The Merriam Webster Dictionary defines hate speech clearly as “abusive or threatening speech or writing that expresses prejudice on the basis of ethnicity, religion, sexual orientation, or similar grounds.”

Hate speech motivates some people to become violent.

A safe democracy requires that politicians avoid, discourage and condemn rhetoric that can lead to violence. Unfortunately that is not what seems to be occurring here lately.

Volunteers, who perform the work of the Democrat Party, routinely ask if they are safe in our current heated political climate. I tell them yes, but I can’t guarantee their safety.

Coeur d’Alene has not experienced any of the more than 600 mass shootings that have beset other American cities and towns in 2022. Thankfully.

Last summer we experienced a threat of political violence. It was directed by the Patriot Front against our LGBTQ+ community. An alert citizen called the Coeur d’Alene police and they deftly headed it off before anyone was even aware the threat existed. Again thankfully.

So, why are all these volunteers afraid for their safety?

Hate-related mass shootings can happen anywhere. There is nothing to protect Coeur d’Alene from experiencing one. And the ingredients all seem to be at hand.

We have one politician, Mr. Brent Regan, trying to convince followers that hate speech laws make truth “unacceptable or even illegal.” To support this assertion, Mr. Regan cites two of Donald Trump’s rare Tweets that were not inflammatory or demonstrably false. Trump was of course banned from Twitter after inciting the violent Jan. 6, 2020, insurrection on the U.S. Capitol.

These false claims can mislead his followers to think they are being deprived of freedom of speech and that “conspiring speech Karens” are responsible.
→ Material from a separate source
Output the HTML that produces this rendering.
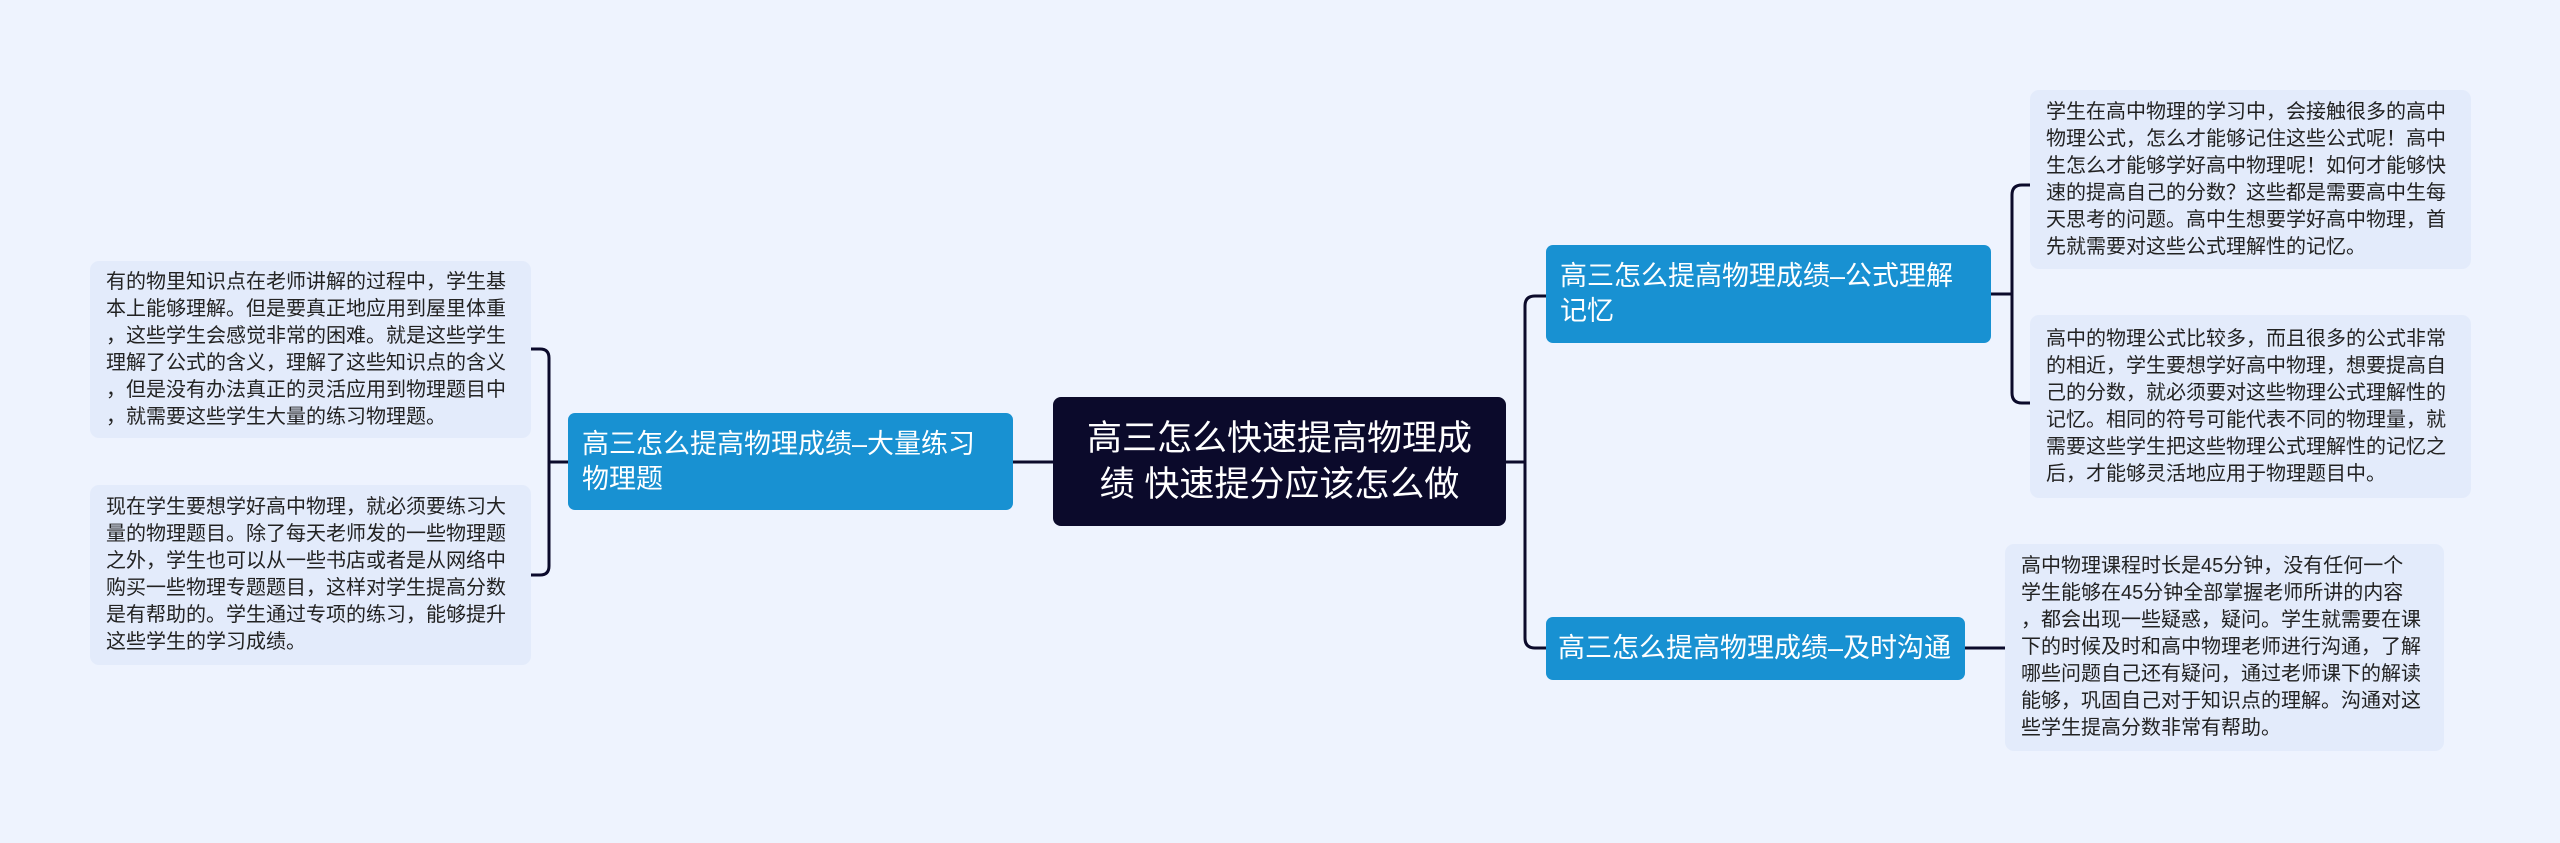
<!DOCTYPE html>
<html><head><meta charset="utf-8"><style>
body{margin:0;width:2560px;height:843px;background:#eef3fe;position:relative;overflow:hidden;font-family:"Liberation Sans","Noto Sans CJK SC",sans-serif}
.n{position:absolute;box-sizing:border-box}
.c{background:#0b0a2b;color:#fff;border-radius:8px;font-size:35px;line-height:46px;text-align:center;display:flex;align-items:center;justify-content:center;padding:0 20px}
.b{background:#1891d2;color:#fff;border-radius:7px;font-size:27px;line-height:35px;padding:0 14px;display:flex;align-items:center}
.l{background:#e3ebfb;color:#222;border-radius:9px;font-size:20px;line-height:27px;padding:0 16px;display:flex;align-items:center;word-break:break-all;line-break:anywhere}
</style></head><body>
<svg class="n" style="left:0;top:0" width="2560" height="843">
<g fill="none" stroke="#0b0a2b" stroke-width="3">
<path d="M1013 462H1053"/>
<path d="M568 462H549M531 349H540Q549 349 549 358V566Q549 575 540 575H531"/>
<path d="M1506 462H1525M1546 296H1535Q1525 296 1525 306V638Q1525 648 1535 648H1546"/>
<path d="M1991 294H2012M2030 185H2022Q2012 185 2012 195V393Q2012 403 2022 403H2030"/>
<path d="M1965 648H2005"/>
</g></svg>
<div class="n c" style="left:1053px;top:397px;width:453px;height:129px">高三怎么快速提高物理成绩 快速提分应该怎么做</div>
<div class="n b" style="left:568px;top:413px;width:445px;height:97px">高三怎么提高物理成绩–大量练习物理题</div>
<div class="n b" style="left:1546px;top:245px;width:445px;height:98px">高三怎么提高物理成绩–公式理解记忆</div>
<div class="n b" style="left:1546px;top:617px;width:419px;height:63px;white-space:nowrap;padding:0 12px">高三怎么提高物理成绩–及时沟通</div>
<div class="n l" style="left:90px;top:261px;width:441px;height:177px">有的物里知识点在老师讲解的过程中，学生基本上能够理解。但是要真正地应用到屋里体重，这些学生会感觉非常的困难。就是这些学生理解了公式的含义，理解了这些知识点的含义，但是没有办法真正的灵活应用到物理题目中，就需要这些学生大量的练习物理题。</div>
<div class="n l" style="left:90px;top:485px;width:441px;height:180px">现在学生要想学好高中物理，就必须要练习大量的物理题目。除了每天老师发的一些物理题之外，学生也可以从一些书店或者是从网络中购买一些物理专题题目，这样对学生提高分数是有帮助的。学生通过专项的练习，能够提升这些学生的学习成绩。</div>
<div class="n l" style="left:2030px;top:90px;width:441px;height:179px">学生在高中物理的学习中，会接触很多的高中物理公式，怎么才能够记住这些公式呢！高中生怎么才能够学好高中物理呢！如何才能够快速的提高自己的分数？这些都是需要高中生每天思考的问题。高中生想要学好高中物理，首先就需要对这些公式理解性的记忆。</div>
<div class="n l" style="left:2030px;top:315px;width:441px;height:183px">高中的物理公式比较多，而且很多的公式非常的相近，学生要想学好高中物理，想要提高自己的分数，就必须要对这些物理公式理解性的记忆。相同的符号可能代表不同的物理量，就需要这些学生把这些物理公式理解性的记忆之后，才能够灵活地应用于物理题目中。</div>
<div class="n l" style="left:2005px;top:544px;width:439px;height:207px;white-space:nowrap"><div>高中物理课程时长是45分钟，没有任何一个<br>学生能够在45分钟全部掌握老师所讲的内容<br>，都会出现一些疑惑，疑问。学生就需要在课<br>下的时候及时和高中物理老师进行沟通，了解<br>哪些问题自己还有疑问，通过老师课下的解读<br>能够，巩固自己对于知识点的理解。沟通对这<br>些学生提高分数非常有帮助。</div></div>
</body></html>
This type of language is dangerous.

If just one follower believes the lie, they in turn may feel provoked to act out in defense of their “freedom.” The lie then becomes incendiary.

The threat of political violence is not imaginary. A new Senate Report on Homeland Security finds that “over the past two decades, acts of domestic terrorism have dramatically increased.” And that right wing extremism is responsible for the majority of those acts.
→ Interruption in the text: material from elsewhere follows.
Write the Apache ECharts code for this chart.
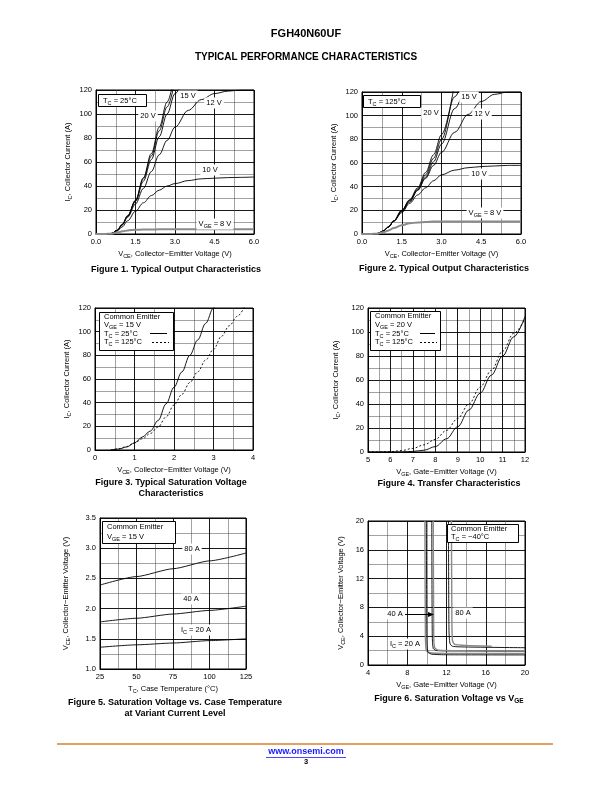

To prevent violence, it is incumbent on news sources and those of us in positions of authority to avoid twisting the truth, and to avoid accusing anyone of anything without solid evidence. We should instead condemn political violence, and urge fellow citizens to address conflicts peacefully.

There is a joke going around Coeur d’Alene these days that Love Lives Here, but Occasionally Hate Comes to Visit. Let us resolve to do everything possible to make sure that hate stays away.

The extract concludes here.